Em Mossoró, assumiu a educação
infantil no grupo escolar. Segundo a socióloga Mayra Goulart, em suas aulas
Viana aboliu uma prática comum na época: os castigos físicos para punir alunos.
"E incorporou o teatro como forma de exercer a docência", afirma.
"É interessante que ela tenha sido protagonista não só na dimensão
eleitoral e política, mas tenha trazido isso na dimensão da sociedade, na
escola, ou seja, na instituição fulcral para o avanço de um ideário
progressista."
Por sua profissão, ela
"tinha um grande status na época", ressalta Martins. Ramirez lembra
que tanto ela quanto seu marido eram "ativos no processo
educacional".
"Ela viveu em uma cidade de
muita luta política e caráter emancipatório", contextualiza o sociólogo.
"Como professora e leitora de jornais, ela era consciente. Não
necessariamente liderou um movimento feminista, mas, claro, acabou servindo de
inspiração para os movimentos feministas na busca de ampliação de direitos
políticos."
"Seu nome inspira o
feminismo até hoje em termos de ampliação da participação da mulher na luta
política. Como pioneira, ela se tornou um modelo de tudo aquilo que as mulheres
ainda têm para adquirir politicamente no país", conclui Ramirez.

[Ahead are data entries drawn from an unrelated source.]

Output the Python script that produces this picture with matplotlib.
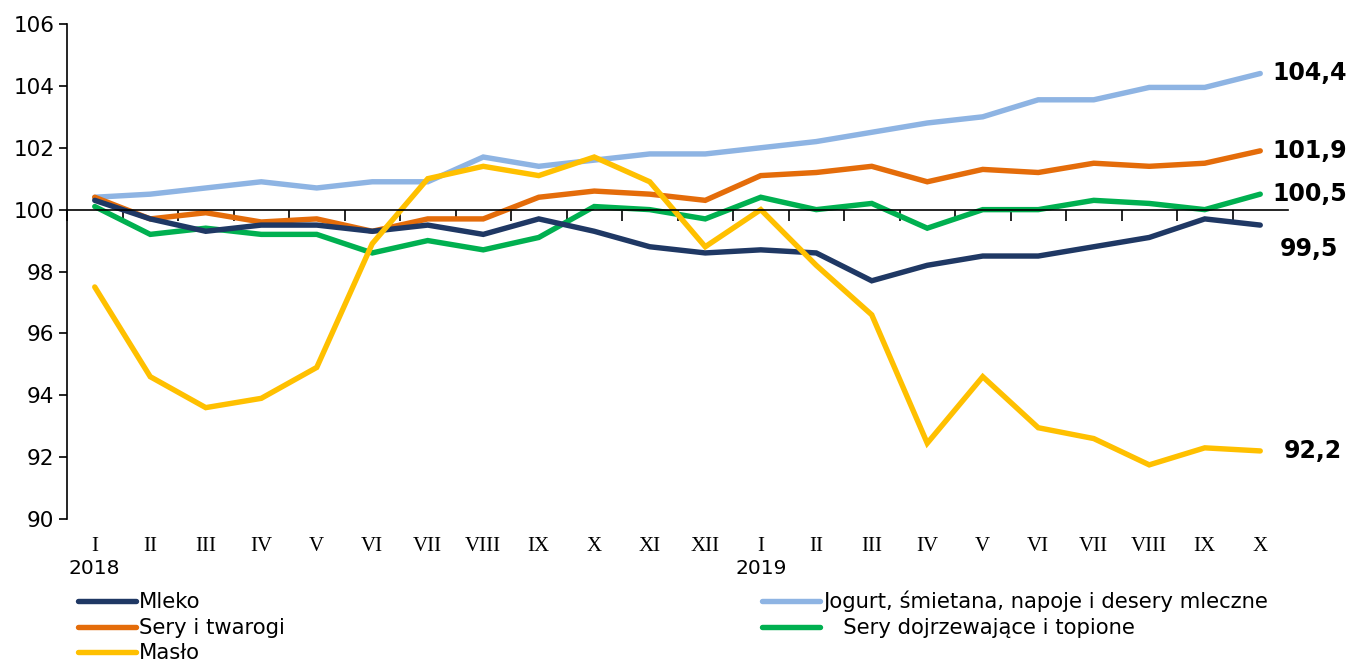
import matplotlib
matplotlib.use("Agg")
import matplotlib.pyplot as plt
from matplotlib.transforms import blended_transform_factory

months = ["I", "II", "III", "IV", "V", "VI", "VII", "VIII", "IX", "X", "XI", "XII",
          "I", "II", "III", "IV", "V", "VI", "VII", "VIII", "IX", "X"]
years = {0: "2018", 12: "2019"}

mleko = [100.3, 99.7, 99.3, 99.5, 99.5, 99.3, 99.5, 99.2, 99.7, 99.3, 98.8, 98.6,
         98.7, 98.6, 97.7, 98.2, 98.5, 98.5, 98.8, 99.1, 99.7, 99.5]
jogurt = [100.4, 100.5, 100.7, 100.9, 100.7, 100.9, 100.9, 101.7, 101.4, 101.6, 101.8, 101.8,
          102.0, 102.2, 102.5, 102.8, 103.0, 103.55, 103.55, 103.95, 103.95, 104.4]
sery_tw = [100.4, 99.7, 99.9, 99.6, 99.7, 99.3, 99.7, 99.7, 100.4, 100.6, 100.5, 100.3,
           101.1, 101.2, 101.4, 100.9, 101.3, 101.2, 101.5, 101.4, 101.5, 101.9]
sery_dz = [100.1, 99.2, 99.4, 99.2, 99.2, 98.6, 99.0, 98.7, 99.1, 100.1, 100.0, 99.7,
           100.4, 100.0, 100.2, 99.4, 100.0, 100.0, 100.3, 100.2, 100.0, 100.5]
maslo = [97.5, 94.6, 93.6, 93.9, 94.9, 98.9, 101.0, 101.4, 101.1, 101.7, 100.9, 98.8,
         100.0, 98.2, 96.6, 92.45, 94.6, 92.95, 92.6, 91.75, 92.3, 92.2]

series = [
    ("Mleko", mleko, "#1F3864"),
    ("Sery i twarogi", sery_tw, "#E46C0A"),
    ("Masło", maslo, "#FFC000"),
    ("Jogurt, śmietana, napoje i desery mleczne", jogurt, "#8EB4E3"),
    ("   Sery dojrzewające i topione", sery_dz, "#00B050"),
]
draw_order = [3, 1, 4, 0, 2]
end_labels = ["104,4", "101,9", "100,5", "99,5", "92,2"]
end_values = [jogurt[-1], sery_tw[-1], sery_dz[-1], mleko[-1], maslo[-1]]
end_offsets = [(9, 0), (9, 0), (9, 0), (14, -17), (17, 0)]

W, H = 1351, 663
fig = plt.figure(figsize=(W / 100, H / 100), dpi=100)
ax = fig.add_axes([67 / W, 1 - 519 / H, (1288 - 67) / W, (519 - 24) / H])

x = list(range(len(months)))
handles = {}
for i in draw_order:
    name, vals, col = series[i]
    h, = ax.plot(x, vals, color=col, lw=3.9, solid_capstyle="round",
                 solid_joinstyle="miter", label=name)
    handles[i] = h

ax.set_xlim(-0.5, len(months) - 0.5)
ax.set_ylim(90, 106)
ax.set_yticks(range(90, 107, 2))
ax.tick_params(axis="y", direction="out", length=6, width=1.2, labelsize=15.5, pad=3)
for lab in ax.get_yticklabels():
    lab.set_fontfamily("DejaVu Sans")

for s in ["top", "right"]:
    ax.spines[s].set_visible(False)
ax.spines["left"].set_linewidth(1.2)
ax.spines["bottom"].set_position(("data", 100))
ax.spines["bottom"].set_linewidth(1.2)
ax.set_xticks([k + 0.5 for k in range(len(months) - 1)] + [-0.5])
ax.set_xticklabels([])
ax.tick_params(axis="x", direction="out", length=8, width=1.2)

tr = blended_transform_factory(ax.transData, ax.transAxes)
for k, m in enumerate(months):
    ax.text(k, -0.056, m, transform=tr, ha="center", va="center",
            fontsize=15, family="Liberation Serif")
for k, yv in years.items():
    ax.text(k, -0.1, yv, transform=tr, ha="center", va="center",
            fontsize=14.5, family="DejaVu Sans")

for lab, v, off in zip(end_labels, end_values, end_offsets):
    ax.annotate(lab, xy=(x[-1], v), xytext=off, textcoords="offset points",
                ha="left", va="center", fontsize=17, fontweight="bold",
                family="DejaVu Sans", annotation_clip=False)

leg = fig.legend([handles[i] for i in range(5)], [series[i][0] for i in range(5)],
                 loc="upper left", bbox_to_anchor=(78 / W, 1 - 591 / H), ncol=2,
                 frameon=False, fontsize=15.2, handlelength=2.75, handletextpad=0.15,
                 columnspacing=22.6, labelspacing=0.26, borderpad=0, borderaxespad=0)
for t in leg.get_texts():
    t.set_fontfamily("DejaVu Sans")

fig.savefig("out.png", dpi=100)
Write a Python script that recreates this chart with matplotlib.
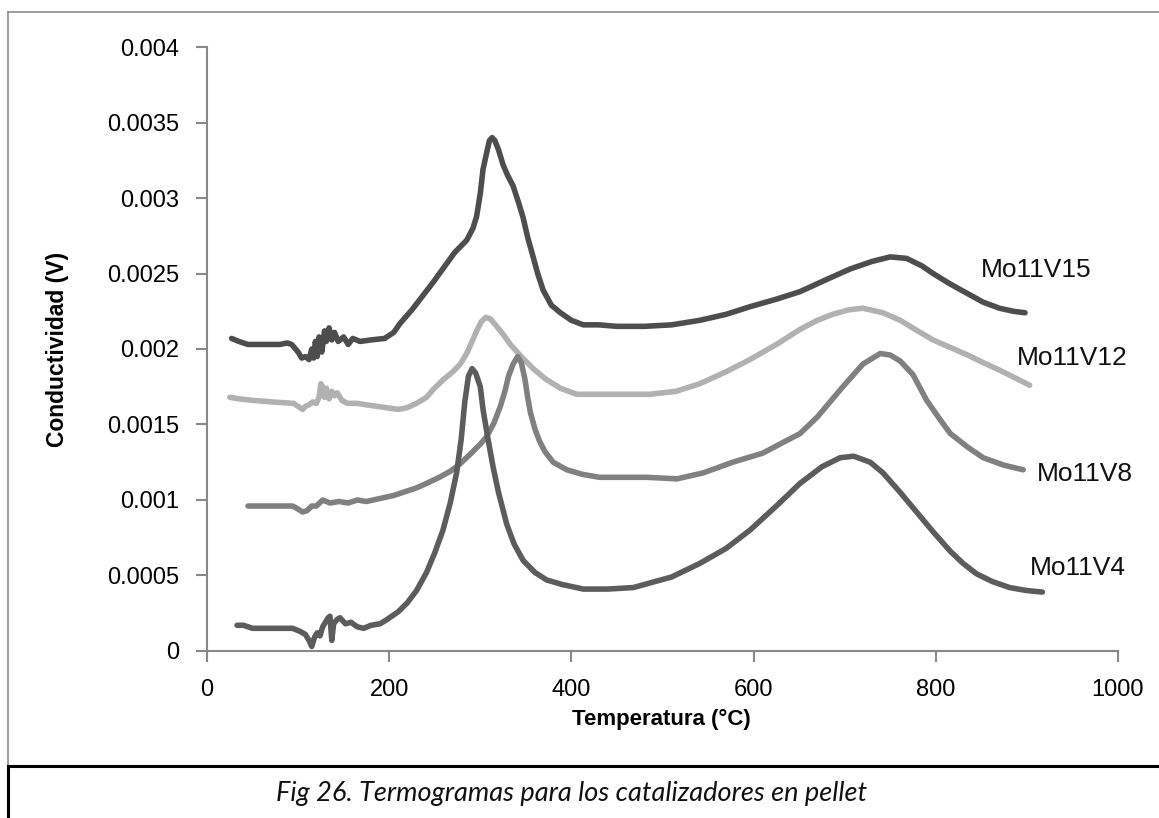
import matplotlib.pyplot as plt
from matplotlib.lines import Line2D

# Temperature (°C) and conductivity (V) readings for each pellet catalyst
t_v15 = [27, 35, 45, 60, 80, 88, 93, 100, 104, 108, 112, 115, 117, 119, 121, 123, 126, 129,
         131, 134, 137, 140, 144, 150, 155, 160, 168, 180, 195, 205, 212, 225, 234, 248, 260,
         272, 285, 292, 296, 300, 303, 307, 310, 313, 316, 320, 325, 330, 336, 342, 347, 352,
         358, 363, 369, 378, 388, 400, 413, 430, 450, 480, 510, 541, 570, 596, 625, 651, 680,
         706, 730, 750, 768, 785, 797, 816, 834, 852, 870, 885, 898]
v_v15 = [0.00207, 0.00205, 0.00203, 0.00203, 0.00203, 0.00204, 0.00203, 0.00198, 0.00194,
         0.00195, 0.00193, 0.00200, 0.00194, 0.00205, 0.00195, 0.00208, 0.00198, 0.00212,
         0.00205, 0.00214, 0.00206, 0.00211, 0.00205, 0.00208, 0.00203, 0.00207, 0.00205,
         0.00206, 0.00207, 0.00211, 0.00217, 0.00226, 0.00233, 0.00244, 0.00254, 0.00264,
         0.00272, 0.00280, 0.00288, 0.00303, 0.00319, 0.00330, 0.00338, 0.00340, 0.00338,
         0.00332, 0.00322, 0.00315, 0.00308, 0.00297, 0.00287, 0.00274, 0.00261, 0.00250,
         0.00239, 0.00229, 0.00224, 0.00219, 0.00216, 0.00216, 0.00215, 0.00215, 0.00216,
         0.00219, 0.00223, 0.00228, 0.00233, 0.00238, 0.00246, 0.00253, 0.00258, 0.00261,
         0.00260, 0.00255, 0.00250, 0.00243, 0.00237, 0.00231, 0.00227, 0.00225, 0.00224]

t_v12 = [25, 35, 50, 70, 95, 100, 105, 108, 112, 116, 120, 123, 125, 127, 129, 131, 134, 137,
         140, 143, 148, 154, 165, 175, 187, 198, 210, 219, 230, 241, 248, 260, 270, 278, 285,
         291, 296, 301, 306, 311, 318, 326, 333, 345, 358, 372, 388, 406, 430, 460, 486, 515,
         541, 570, 596, 625, 651, 670, 687, 705, 720, 742, 761, 780, 797, 816, 835, 852, 870,
         890, 903]
v_v12 = [0.00168, 0.00167, 0.00166, 0.00165, 0.00164, 0.00162, 0.00160, 0.00162, 0.00163,
         0.00165, 0.00164, 0.00168, 0.00177, 0.00175, 0.00168, 0.00174, 0.00167, 0.00172,
         0.00169, 0.00171, 0.00166, 0.00164, 0.00164, 0.00163, 0.00162, 0.00161, 0.00160,
         0.00161, 0.00164, 0.00168, 0.00173, 0.00180, 0.00185, 0.00190, 0.00197, 0.00205,
         0.00212, 0.00218, 0.00221, 0.00220, 0.00215, 0.00209, 0.00203, 0.00195, 0.00187,
         0.00180, 0.00174, 0.00170, 0.00170, 0.00170, 0.00170, 0.00172, 0.00177, 0.00185,
         0.00193, 0.00203, 0.00213, 0.00219, 0.00223, 0.00226, 0.00227, 0.00224, 0.00219,
         0.00212, 0.00206, 0.00201, 0.00196, 0.00191, 0.00186, 0.00180, 0.00176]

t_v8 = [45, 60, 80, 94, 100, 105, 110, 115, 120, 127, 135, 145, 155, 165, 175, 190, 205, 220,
        230, 241, 255, 267, 278, 290, 300, 307, 315, 322, 327, 331, 336, 341, 345, 349, 352,
        355, 360, 365, 371, 380, 395, 412, 431, 460, 483, 516, 545, 577, 610, 632, 651, 670,
        698, 720, 739, 750, 761, 775, 790, 805, 816, 835, 852, 875, 896]
v_v8 = [0.00096, 0.00096, 0.00096, 0.00096, 0.00094, 0.00092, 0.00093, 0.00096, 0.00096,
        0.00100, 0.00098, 0.00099, 0.00098, 0.00100, 0.00099, 0.00101, 0.00103, 0.00106,
        0.00108, 0.00111, 0.00115, 0.00119, 0.00124, 0.00131, 0.00137, 0.00142, 0.00151,
        0.00162, 0.00172, 0.00182, 0.00190, 0.00195, 0.00191, 0.00180, 0.00168, 0.00158,
        0.00147, 0.00139, 0.00132, 0.00125, 0.00120, 0.00117, 0.00115, 0.00115, 0.00115,
        0.00114, 0.00118, 0.00125, 0.00131, 0.00138, 0.00144, 0.00155, 0.00175, 0.00190,
        0.00197, 0.00196, 0.00192, 0.00183, 0.00166, 0.00153, 0.00144, 0.00135, 0.00128,
        0.00123, 0.00120]

t_v4 = [33, 40, 50, 70, 94, 102, 108, 112, 115, 118, 121, 124, 127, 130, 133, 135, 137, 139,
        143, 146, 152, 158, 165, 172, 180, 190, 198, 210, 220, 230, 241, 250, 259, 267, 274,
        279, 283, 287, 291, 295, 300, 303, 308, 314, 320, 329, 337, 347, 360, 373, 390, 413,
        440, 468, 486, 510, 541, 570, 596, 625, 651, 675, 695, 710, 728, 742, 761, 779, 797,
        816, 830, 845, 862, 881, 900, 917]
v_v4 = [0.00017, 0.00017, 0.00015, 0.00015, 0.00015, 0.00013, 0.00011, 0.00007, 0.00003,
        0.00009, 0.00012, 0.00010, 0.00016, 0.00019, 0.00022, 0.00023, 0.00007, 0.00018,
        0.00021, 0.00022, 0.00018, 0.00019, 0.00016, 0.00015, 0.00017, 0.00018, 0.00021,
        0.00026, 0.00032, 0.00040, 0.00052, 0.00065, 0.00080, 0.00098, 0.00118, 0.00140,
        0.00165, 0.00182, 0.00187, 0.00184, 0.00175, 0.00160, 0.00142, 0.00122, 0.00105,
        0.00084, 0.00071, 0.00060, 0.00052, 0.00047, 0.00044, 0.00041, 0.00041, 0.00042,
        0.00045, 0.00049, 0.00058, 0.00068, 0.00080, 0.00096, 0.00111, 0.00122, 0.00128,
        0.00129, 0.00125, 0.00118, 0.00105, 0.00092, 0.00079, 0.00066, 0.00058, 0.00051,
        0.00046, 0.00042, 0.00040, 0.00039]

names = ['Mo11V15', 'Mo11V12', 'Mo11V8', 'Mo11V4']
label_x = [850, 889, 911, 903]
label_y = [0.00252, 0.00194, 0.00117, 0.00055]

x_ticks = [0, 200, 400, 600, 800, 1000]
y_ticks = [0, 0.0005, 0.001, 0.0015, 0.002, 0.0025, 0.003, 0.0035, 0.004]

plt.rcParams['font.family'] = ['Liberation Sans', 'DejaVu Sans']

fig = plt.figure(figsize=(11.59, 8.18), dpi=100)
ax = fig.add_axes([0.1786, 0.2042, 0.786, 0.7383])

series = [(t_v15, v_v15, '#4d4d4d'), (t_v12, v_v12, '#b1b1b1'),
          (t_v8, v_v8, '#808080'), (t_v4, v_v4, '#5c5c5c')]
for t, v, c in series:
    ax.plot(t, v, color=c, lw=4.0, solid_capstyle='round', solid_joinstyle='round')

for name, lx, ly in zip(names, label_x, label_y):
    ax.text(lx, ly, name, fontsize=19, ha='left', va='center', color='#111111')

ax.set_xlim(0, 1000)
ax.set_ylim(0, 0.004)
ax.set_xticks(x_ticks)
ax.set_yticks(y_ticks)
ax.set_xticklabels([str(x) for x in x_ticks])
ax.set_yticklabels(['%g' % y for y in y_ticks])
ax.tick_params(axis='both', labelsize=17, color='#888888', length=8, width=1.5, pad=12)

for side in ['top', 'right']:
    ax.spines[side].set_visible(False)
for side in ['left', 'bottom']:
    ax.spines[side].set_color('#888888')
    ax.spines[side].set_linewidth(1.5)

fig.text(0.0500, 0.573, 'Conductividad (V)', rotation=90, fontsize=16.5, fontweight='bold',
         ha='center', va='center')
fig.text(0.571, 0.120, 'Temperatura (°C)', fontsize=16, fontweight='bold',
         ha='center', va='center')

# chart frame and caption box
fig.add_artist(Line2D([0.0069, 0.0069], [0.0636, 0.9853], color='#8c8c8c', lw=1.2))
fig.add_artist(Line2D([0.0069, 1.0], [0.9853, 0.9853], color='#8c8c8c', lw=1.2))
fig.add_artist(Line2D([0.0069, 1.0], [0.0636, 0.0636], color='black', lw=2.2))
fig.add_artist(Line2D([0.0069, 0.0069], [0.0, 0.0636], color='black', lw=2.2))

fig.text(0.493, 0.030, 'Fig 26. Termogramas para los catalizadores en pellet',
         fontsize=19.5, style='italic', family=['Lato', 'DejaVu Sans'],
         ha='center', va='center', color='#111111')

fig.savefig('out.png', dpi=100)
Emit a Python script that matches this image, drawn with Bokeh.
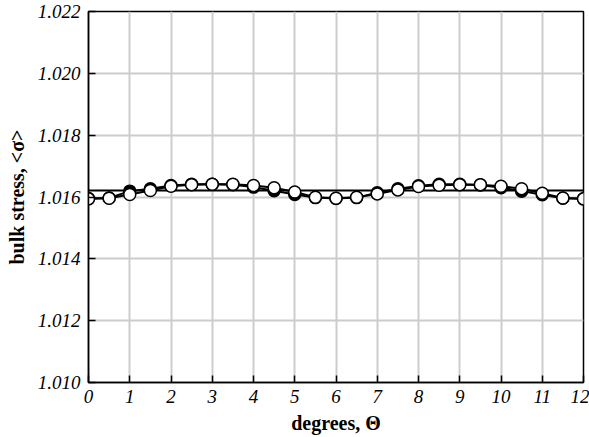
from bokeh.plotting import figure
from bokeh.models import Range1d, FixedTicker, PrintfTickFormatter
from bokeh.embed import file_html
from bokeh.resources import INLINE

# data
degrees = [0, 0.5, 1, 1.5, 2, 2.5, 3, 3.5, 4, 4.5, 5, 5.5, 6,
           6.5, 7, 7.5, 8, 8.5, 9, 9.5, 10, 10.5, 11, 11.5, 12]
filled_series = [1.01595, 1.01597, 1.01619, 1.01627, 1.01637, 1.01641, 1.01641,
                 1.01640, 1.01632, 1.01620, 1.01608, 1.01598, 1.01595,
                 1.01598, 1.01614, 1.01627, 1.01636, 1.01641, 1.01641,
                 1.01639, 1.01630, 1.01619, 1.01607, 1.01596, 1.01594]
open_series = [1.01594, 1.01596, 1.01608, 1.01621, 1.01635, 1.01640, 1.01641,
               1.01641, 1.01637, 1.01630, 1.01616, 1.01599, 1.01596,
               1.01599, 1.01610, 1.01623, 1.01634, 1.01638, 1.01640,
               1.01640, 1.01635, 1.01627, 1.01612, 1.01597, 1.01594]
mean_level = 1.01621
x_ticks = [0, 1, 2, 3, 4, 5, 6, 7, 8, 9, 10, 11, 12]
y_ticks = [1.010, 1.012, 1.014, 1.016, 1.018, 1.020, 1.022]

p = figure(width=589, height=437, output_backend="svg", toolbar_location=None,
           x_range=Range1d(x_ticks[0], x_ticks[-1]),
           y_range=Range1d(y_ticks[0], y_ticks[-1]),
           min_border_left=88, min_border_right=6,
           min_border_top=11, min_border_bottom=55)

p.background_fill_color = "white"
p.border_fill_color = "white"
p.outline_line_color = "black"
p.outline_line_width = 1.5

p.axis.axis_line_color = "black"
p.axis.axis_line_width = 1.5
p.axis.major_tick_in = 7
p.axis.major_tick_out = 0
p.axis.major_tick_line_color = "black"
p.axis.major_tick_line_width = 1.5
p.axis.minor_tick_line_color = None
p.axis.major_label_text_font = "Liberation Serif"
p.axis.major_label_text_font_style = "italic"
p.axis.major_label_text_font_size = "19px"
p.axis.major_label_text_color = "black"
p.axis.axis_label_text_font = "Liberation Serif"
p.axis.axis_label_text_font_style = "bold"
p.axis.axis_label_text_font_size = "20px"
p.axis.axis_label_text_color = "black"

p.xaxis.ticker = FixedTicker(ticks=x_ticks)
p.yaxis.ticker = FixedTicker(ticks=y_ticks)
p.yaxis.formatter = PrintfTickFormatter(format="%.3f")
p.xaxis.major_label_standoff = 7
p.yaxis.major_label_standoff = 8
p.xaxis.axis_label = "degrees, \u0398"
p.yaxis.axis_label = "bulk stress, <\u03c3>"
p.xaxis.axis_label_standoff = 6
p.yaxis.axis_label_standoff = 7

p.xgrid.grid_line_color = "#cccccc"
p.ygrid.grid_line_color = "#cccccc"
p.xgrid.grid_line_width = 2
p.ygrid.grid_line_width = 2

# horizontal reference level spanning the data extent
p.line([degrees[0], degrees[-1]], [mean_level, mean_level],
       line_color="black", line_width=2)

p.line(degrees, filled_series, line_color="black", line_width=2)
p.line(degrees, open_series, line_color="black", line_width=2)
p.scatter(degrees, filled_series, marker="circle", size=12,
          fill_color="black", line_color="black", line_width=1.5)
p.scatter(degrees, open_series, marker="circle", size=12,
          fill_color="white", line_color="black", line_width=1.5)

open("out.html", "w").write(file_html(p, INLINE))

O futebol também se tornou um
elemento trazido por ela para a sala de aula. Com seus estudantes, ela
encarregou-se de traduzir as regras do esporte importado da Inglaterra,
inclusive procurando sinônimos em português para nomes das posições de de
lances do esporte.
Em um tempo em que era comum que
personalidades de respeito na sociedade fossem chamadas para atuar como
árbitros em partidas, foi nessa época que ela se tornou, muito provavelmente, a
primeira mulher a apitar jogos de futebol no Brasil, entre 1917 e 1919.
"Ela foi pioneira por
trabalhar no espaço público, por dedicar-se ao conhecimento, por defender o
voto das mulheres, por ter sido também juíza de futebol", acrescenta
Martins. "Ela foi influenciada pelo movimento feminista daquela época, por
Bertha Lutz, pela Federação Brasileira pelo Progresso Feminino. Mas é
complicado dizer que se tornou 'uma ativista feminista' quando olhamos o termo
com os olhos de hoje. O feminismo naquela época tinha outras preocupações.
Lutava pelo mínimo: para que as mulheres fossem consideradas gente, para que
fossem percebidas como sujeitos de direito."
Disponível
em: https://www.bbc.com/portuguese/brasil-62100807.
Acesso em 10/07/2022.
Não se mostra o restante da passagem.